PROVIDED DATA —
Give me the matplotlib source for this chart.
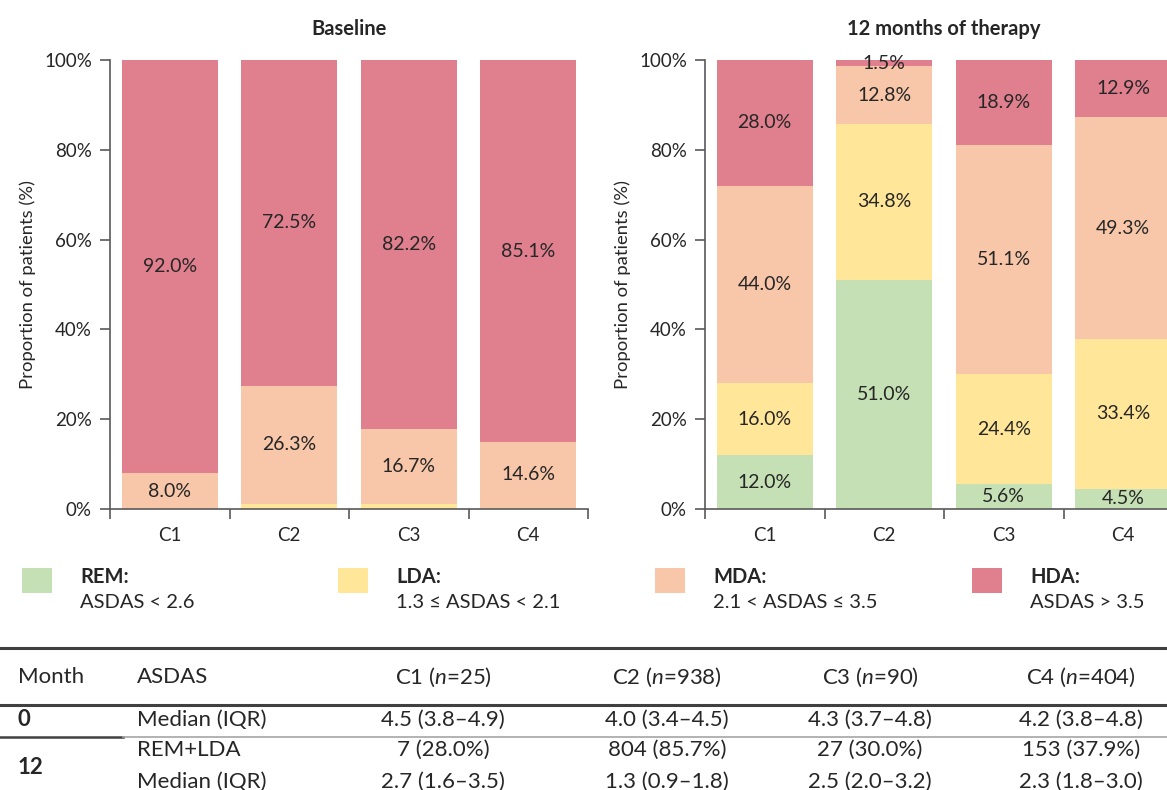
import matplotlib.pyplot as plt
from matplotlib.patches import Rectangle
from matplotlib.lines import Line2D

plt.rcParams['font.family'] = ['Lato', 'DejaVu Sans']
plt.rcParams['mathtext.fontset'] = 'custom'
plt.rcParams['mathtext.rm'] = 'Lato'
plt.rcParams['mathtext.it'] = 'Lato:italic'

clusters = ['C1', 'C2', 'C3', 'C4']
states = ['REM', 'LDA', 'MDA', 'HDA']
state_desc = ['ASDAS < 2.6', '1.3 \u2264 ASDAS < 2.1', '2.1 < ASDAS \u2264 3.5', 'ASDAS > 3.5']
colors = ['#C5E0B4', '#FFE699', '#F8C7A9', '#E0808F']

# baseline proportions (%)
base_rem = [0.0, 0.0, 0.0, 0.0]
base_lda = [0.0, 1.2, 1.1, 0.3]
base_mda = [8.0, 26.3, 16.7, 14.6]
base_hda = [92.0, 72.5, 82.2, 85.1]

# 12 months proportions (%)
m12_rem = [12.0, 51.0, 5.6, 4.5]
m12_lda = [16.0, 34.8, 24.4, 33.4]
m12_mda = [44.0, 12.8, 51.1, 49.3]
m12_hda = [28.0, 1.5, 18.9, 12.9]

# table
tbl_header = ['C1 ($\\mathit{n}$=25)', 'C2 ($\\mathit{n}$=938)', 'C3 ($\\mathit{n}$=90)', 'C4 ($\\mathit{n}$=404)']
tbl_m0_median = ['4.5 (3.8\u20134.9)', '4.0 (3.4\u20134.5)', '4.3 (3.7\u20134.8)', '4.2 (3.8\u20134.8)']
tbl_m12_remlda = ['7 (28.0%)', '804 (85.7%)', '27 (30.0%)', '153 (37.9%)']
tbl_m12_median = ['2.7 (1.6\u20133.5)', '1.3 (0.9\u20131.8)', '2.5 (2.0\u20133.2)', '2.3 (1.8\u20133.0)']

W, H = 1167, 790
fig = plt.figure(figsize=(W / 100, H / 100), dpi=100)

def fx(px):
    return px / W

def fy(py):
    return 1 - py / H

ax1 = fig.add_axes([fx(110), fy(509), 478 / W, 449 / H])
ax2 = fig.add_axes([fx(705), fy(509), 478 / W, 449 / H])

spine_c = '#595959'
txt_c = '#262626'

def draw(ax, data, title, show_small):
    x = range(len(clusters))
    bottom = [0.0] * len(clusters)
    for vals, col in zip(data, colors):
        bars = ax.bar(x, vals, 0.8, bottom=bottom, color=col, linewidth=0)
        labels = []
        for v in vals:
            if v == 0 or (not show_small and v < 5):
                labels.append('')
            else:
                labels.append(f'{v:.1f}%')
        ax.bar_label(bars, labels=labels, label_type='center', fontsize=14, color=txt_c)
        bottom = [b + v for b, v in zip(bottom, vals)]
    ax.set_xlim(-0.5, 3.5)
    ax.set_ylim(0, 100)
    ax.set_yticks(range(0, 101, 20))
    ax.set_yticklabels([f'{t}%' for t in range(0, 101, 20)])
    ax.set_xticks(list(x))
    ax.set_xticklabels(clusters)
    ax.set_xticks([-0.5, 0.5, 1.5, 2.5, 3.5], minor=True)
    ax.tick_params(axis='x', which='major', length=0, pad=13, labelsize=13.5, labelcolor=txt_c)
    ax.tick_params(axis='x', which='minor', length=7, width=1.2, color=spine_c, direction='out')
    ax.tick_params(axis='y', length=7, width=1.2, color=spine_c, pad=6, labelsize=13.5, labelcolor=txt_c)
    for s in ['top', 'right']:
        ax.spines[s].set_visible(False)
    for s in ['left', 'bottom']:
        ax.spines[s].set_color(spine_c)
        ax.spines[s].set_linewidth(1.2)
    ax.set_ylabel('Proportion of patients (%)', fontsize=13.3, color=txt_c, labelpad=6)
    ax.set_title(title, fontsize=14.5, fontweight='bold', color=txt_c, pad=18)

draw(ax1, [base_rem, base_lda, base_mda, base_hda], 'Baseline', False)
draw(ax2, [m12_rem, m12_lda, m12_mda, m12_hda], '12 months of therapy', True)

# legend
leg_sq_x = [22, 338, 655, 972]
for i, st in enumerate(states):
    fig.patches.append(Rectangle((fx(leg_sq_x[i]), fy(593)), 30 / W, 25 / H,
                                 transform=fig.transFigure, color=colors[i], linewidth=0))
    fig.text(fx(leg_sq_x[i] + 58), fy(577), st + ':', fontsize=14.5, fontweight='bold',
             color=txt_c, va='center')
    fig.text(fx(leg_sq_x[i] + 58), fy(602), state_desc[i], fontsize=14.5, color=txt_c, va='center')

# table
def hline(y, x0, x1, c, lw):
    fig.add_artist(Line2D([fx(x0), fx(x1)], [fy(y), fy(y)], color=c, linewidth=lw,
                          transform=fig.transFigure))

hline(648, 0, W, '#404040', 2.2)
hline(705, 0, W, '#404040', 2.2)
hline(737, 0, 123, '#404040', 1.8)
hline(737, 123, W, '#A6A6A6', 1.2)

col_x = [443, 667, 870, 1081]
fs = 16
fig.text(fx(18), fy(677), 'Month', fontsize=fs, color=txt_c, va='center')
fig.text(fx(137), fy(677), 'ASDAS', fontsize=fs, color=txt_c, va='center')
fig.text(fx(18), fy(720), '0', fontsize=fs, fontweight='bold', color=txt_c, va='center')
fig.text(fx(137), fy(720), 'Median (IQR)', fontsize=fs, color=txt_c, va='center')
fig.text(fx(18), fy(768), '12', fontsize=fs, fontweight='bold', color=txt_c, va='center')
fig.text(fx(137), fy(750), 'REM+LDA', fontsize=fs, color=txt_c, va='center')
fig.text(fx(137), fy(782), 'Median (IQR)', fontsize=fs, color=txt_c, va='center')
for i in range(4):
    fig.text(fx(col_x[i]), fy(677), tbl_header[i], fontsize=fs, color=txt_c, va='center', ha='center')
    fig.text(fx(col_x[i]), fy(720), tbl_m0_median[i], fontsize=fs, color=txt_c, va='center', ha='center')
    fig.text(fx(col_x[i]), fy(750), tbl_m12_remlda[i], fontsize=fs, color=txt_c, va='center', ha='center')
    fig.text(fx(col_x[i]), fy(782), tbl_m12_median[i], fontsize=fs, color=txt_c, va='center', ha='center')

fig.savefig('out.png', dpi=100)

DO THIS — Print out the lines exactly, skipping any picture.

EXERCISE RESPONSE —
Give me the matplotlib source for this chart.
import matplotlib.pyplot as plt
from matplotlib.patches import Rectangle
from matplotlib.lines import Line2D

plt.rcParams['font.family'] = ['Lato', 'DejaVu Sans']
plt.rcParams['mathtext.fontset'] = 'custom'
plt.rcParams['mathtext.rm'] = 'Lato'
plt.rcParams['mathtext.it'] = 'Lato:italic'

clusters = ['C1', 'C2', 'C3', 'C4']
states = ['REM', 'LDA', 'MDA', 'HDA']
state_desc = ['ASDAS < 2.6', '1.3 \u2264 ASDAS < 2.1', '2.1 < ASDAS \u2264 3.5', 'ASDAS > 3.5']
colors = ['#C5E0B4', '#FFE699', '#F8C7A9', '#E0808F']

# baseline proportions (%)
base_rem = [0.0, 0.0, 0.0, 0.0]
base_lda = [0.0, 1.2, 1.1, 0.3]
base_mda = [8.0, 26.3, 16.7, 14.6]
base_hda = [92.0, 72.5, 82.2, 85.1]

# 12 months proportions (%)
m12_rem = [12.0, 51.0, 5.6, 4.5]
m12_lda = [16.0, 34.8, 24.4, 33.4]
m12_mda = [44.0, 12.8, 51.1, 49.3]
m12_hda = [28.0, 1.5, 18.9, 12.9]

# table
tbl_header = ['C1 ($\\mathit{n}$=25)', 'C2 ($\\mathit{n}$=938)', 'C3 ($\\mathit{n}$=90)', 'C4 ($\\mathit{n}$=404)']
tbl_m0_median = ['4.5 (3.8\u20134.9)', '4.0 (3.4\u20134.5)', '4.3 (3.7\u20134.8)', '4.2 (3.8\u20134.8)']
tbl_m12_remlda = ['7 (28.0%)', '804 (85.7%)', '27 (30.0%)', '153 (37.9%)']
tbl_m12_median = ['2.7 (1.6\u20133.5)', '1.3 (0.9\u20131.8)', '2.5 (2.0\u20133.2)', '2.3 (1.8\u20133.0)']

W, H = 1167, 790
fig = plt.figure(figsize=(W / 100, H / 100), dpi=100)

def fx(px):
    return px / W

def fy(py):
    return 1 - py / H

ax1 = fig.add_axes([fx(110), fy(509), 478 / W, 449 / H])
ax2 = fig.add_axes([fx(705), fy(509), 478 / W, 449 / H])

spine_c = '#595959'
txt_c = '#262626'

def draw(ax, data, title, show_small):
    x = range(len(clusters))
    bottom = [0.0] * len(clusters)
    for vals, col in zip(data, colors):
        bars = ax.bar(x, vals, 0.8, bottom=bottom, color=col, linewidth=0)
        labels = []
        for v in vals:
            if v == 0 or (not show_small and v < 5):
                labels.append('')
            else:
                labels.append(f'{v:.1f}%')
        ax.bar_label(bars, labels=labels, label_type='center', fontsize=14, color=txt_c)
        bottom = [b + v for b, v in zip(bottom, vals)]
    ax.set_xlim(-0.5, 3.5)
    ax.set_ylim(0, 100)
    ax.set_yticks(range(0, 101, 20))
    ax.set_yticklabels([f'{t}%' for t in range(0, 101, 20)])
    ax.set_xticks(list(x))
    ax.set_xticklabels(clusters)
    ax.set_xticks([-0.5, 0.5, 1.5, 2.5, 3.5], minor=True)
    ax.tick_params(axis='x', which='major', length=0, pad=13, labelsize=13.5, labelcolor=txt_c)
    ax.tick_params(axis='x', which='minor', length=7, width=1.2, color=spine_c, direction='out')
    ax.tick_params(axis='y', length=7, width=1.2, color=spine_c, pad=6, labelsize=13.5, labelcolor=txt_c)
    for s in ['top', 'right']:
        ax.spines[s].set_visible(False)
    for s in ['left', 'bottom']:
        ax.spines[s].set_color(spine_c)
        ax.spines[s].set_linewidth(1.2)
    ax.set_ylabel('Proportion of patients (%)', fontsize=13.3, color=txt_c, labelpad=6)
    ax.set_title(title, fontsize=14.5, fontweight='bold', color=txt_c, pad=18)

draw(ax1, [base_rem, base_lda, base_mda, base_hda], 'Baseline', False)
draw(ax2, [m12_rem, m12_lda, m12_mda, m12_hda], '12 months of therapy', True)

# legend
leg_sq_x = [22, 338, 655, 972]
for i, st in enumerate(states):
    fig.patches.append(Rectangle((fx(leg_sq_x[i]), fy(593)), 30 / W, 25 / H,
                                 transform=fig.transFigure, color=colors[i], linewidth=0))
    fig.text(fx(leg_sq_x[i] + 58), fy(577), st + ':', fontsize=14.5, fontweight='bold',
             color=txt_c, va='center')
    fig.text(fx(leg_sq_x[i] + 58), fy(602), state_desc[i], fontsize=14.5, color=txt_c, va='center')

# table
def hline(y, x0, x1, c, lw):
    fig.add_artist(Line2D([fx(x0), fx(x1)], [fy(y), fy(y)], color=c, linewidth=lw,
                          transform=fig.transFigure))

hline(648, 0, W, '#404040', 2.2)
hline(705, 0, W, '#404040', 2.2)
hline(737, 0, 123, '#404040', 1.8)
hline(737, 123, W, '#A6A6A6', 1.2)

col_x = [443, 667, 870, 1081]
fs = 16
fig.text(fx(18), fy(677), 'Month', fontsize=fs, color=txt_c, va='center')
fig.text(fx(137), fy(677), 'ASDAS', fontsize=fs, color=txt_c, va='center')
fig.text(fx(18), fy(720), '0', fontsize=fs, fontweight='bold', color=txt_c, va='center')
fig.text(fx(137), fy(720), 'Median (IQR)', fontsize=fs, color=txt_c, va='center')
fig.text(fx(18), fy(768), '12', fontsize=fs, fontweight='bold', color=txt_c, va='center')
fig.text(fx(137), fy(750), 'REM+LDA', fontsize=fs, color=txt_c, va='center')
fig.text(fx(137), fy(782), 'Median (IQR)', fontsize=fs, color=txt_c, va='center')
for i in range(4):
    fig.text(fx(col_x[i]), fy(677), tbl_header[i], fontsize=fs, color=txt_c, va='center', ha='center')
    fig.text(fx(col_x[i]), fy(720), tbl_m0_median[i], fontsize=fs, color=txt_c, va='center', ha='center')
    fig.text(fx(col_x[i]), fy(750), tbl_m12_remlda[i], fontsize=fs, color=txt_c, va='center', ha='center')
    fig.text(fx(col_x[i]), fy(782), tbl_m12_median[i], fontsize=fs, color=txt_c, va='center', ha='center')

fig.savefig('out.png', dpi=100)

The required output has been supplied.